Over the last 15 years, Wisconsin has shifted from a net gainer of people and income from migration to a net loser. Based on U.S. tax returns, the state lost as much as $8 billion from more people leaving than coming to the state during 2001-10. High-income retirees are moving to Florida, with annual average income of those moving to “retirement counties” there more than $130,000 during the past five years. Although a relatively large share of those moving to Wisconsin had college degrees, it appears that even more degreed residents are leaving.
Why people move to or from Wisconsin is often debated. Many maintain Wisconsin’s good schools and its quality of life attract young families to the state. Others suggest that both young and old leave due to weather, relatively high income and property taxes, comparatively low wages, or lack of jobs.
Regardless of the reasons, the risk is that emigrants take with them talent, wealth, and earning power. Evidence in these debates is often more anecdotal than not, but that does not have to be. More than 15 years of IRS data culled from income tax returns along with recent Census Bureau figures highlight several important migration patterns.
Over the last 15 years, Wisconsin has shifted from a net importer to a net exporter of people and income.
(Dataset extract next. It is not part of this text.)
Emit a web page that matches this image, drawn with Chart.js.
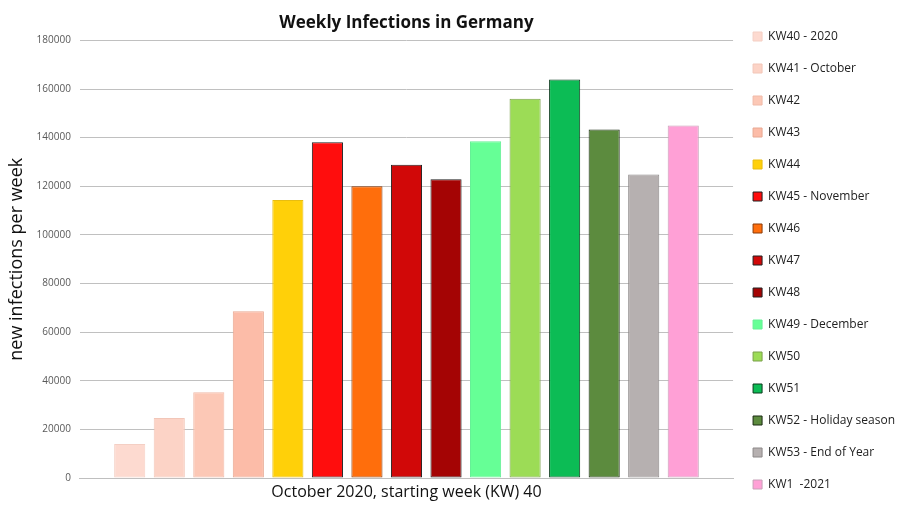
<!DOCTYPE html>
<html>
<head>
<meta charset="utf-8">
<script src="https://cdn.jsdelivr.net/npm/chart.js@4"></script>
<style>
  html, body { margin: 0; padding: 0; background: #fff; }
  #wrap { width: 909px; height: 512px; }
</style>
</head>
<body>
<div id="wrap"><canvas id="weekly_graph"></canvas></div>
<script>
// one category on the x axis, one dataset per week (like the original Excel chart)
var category = ["October 2020, starting week (KW) 40"];

var weeks = [
    "KW40 - 2020",
    "KW41 - October",
    "KW42",
    "KW43",
    "KW44",
    "KW45 - November",
    "KW46",
    "KW47",
    "KW48",
    "KW49 - December",
    "KW50",
    "KW51",
    "KW52 - Holiday season",
    "KW53 - End of Year",
    "KW1  -2021"
];

var infections = [
    14000, 24700, 35300, 68600, 114300,
    138100, 120000, 128900, 122900, 138500,
    156000, 163900, 143300, 124800, 145000
];

var fillColors = [
    "#FDDAD0", "#FCD3C6", "#FCC8B6", "#FCBCA8", "#FFD009",
    "#FF0D0D", "#FF6E0C", "#D10808", "#A40404", "#66FF96",
    "#9CDC56", "#0CBC55", "#5C8B3E", "#B6B0B0", "#FFA0D6"
];

var edgeColors = [
    "#F4CFC4", "#F2C6B8", "#F0BAA8", "#E8A892", "#E8BD10",
    "#202020", "#8A3A08", "#202020", "#202020", "#66F096",
    "#7AA04A", "#0A3A1C", "#1A2A12", "#8C8888", "#C8A0B8"
];

var datasets = weeks.map(function (w, i) {
    return {
        label: w,
        data: [infections[i]],
        backgroundColor: fillColors[i],
        borderColor: edgeColors[i],
        borderWidth: 1,
        borderSkipped: false
    };
});

var config = {
    type: 'bar',
    data: {
        labels: category,
        datasets: datasets
    },
    options: {
        responsive: true,
        maintainAspectRatio: false,
        animation: false,
        categoryPercentage: 0.908,
        barPercentage: 0.787,
        layout: {
            padding: { top: 9, right: 4, bottom: 0, left: 0 }
        },
        plugins: {
            title: {
                display: true,
                text: 'Weekly Infections in Germany',
                fullSize: false,
                color: '#111',
                font: { family: 'Open Sans', size: 17, weight: 'bold' },
                padding: { top: 4, bottom: 7 }
            },
            legend: {
                position: 'right',
                align: 'center',
                labels: {
                    boxWidth: 9,
                    boxHeight: 9,
                    padding: 20,
                    color: '#222',
                    font: { family: 'Open Sans', size: 12 }
                }
            },
            tooltip: { enabled: false }
        },
        scales: {
            x: {
                grid: { display: false, drawTicks: false },
                border: { display: true, color: '#BFBFBF' },
                ticks: {
                    color: '#111',
                    padding: 5,
                    font: { family: 'Open Sans', size: 16 }
                },
                afterFit: function (scale) { scale.height = 34; }
            },
            y: {
                min: 0,
                max: 180000,
                ticks: {
                    stepSize: 20000,
                    padding: 9,
                    color: '#595959',
                    font: { family: 'Open Sans', size: 10 },
                    callback: function (v) { return String(v); }
                },
                grid: { color: '#C0C0C0', drawTicks: false },
                border: { display: false },
                title: {
                    display: true,
                    text: 'new infections per week',
                    color: '#111',
                    font: { family: 'Open Sans', size: 18 },
                    padding: { top: 6, bottom: 0 }
                }
            }
        }
    }
};

var ctx = document.getElementById("weekly_graph").getContext("2d");
new Chart(ctx, config);
</script>
</body>
</html>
Retirees are moving to Arizona and Florida, with high-income movers often choosing income-tax-free Florida. In fact, among all ages, Wisconsin seems to be losing more high-earners and college graduates than it is gaining. How to stem the tide is an important question for Wisconsin policymakers.
THE LONG VIEW
Despite cold winters, Wisconsin generally had more people moving to the state than leaving it during the 1990s and early 2000s. That has changed over the last 10 years.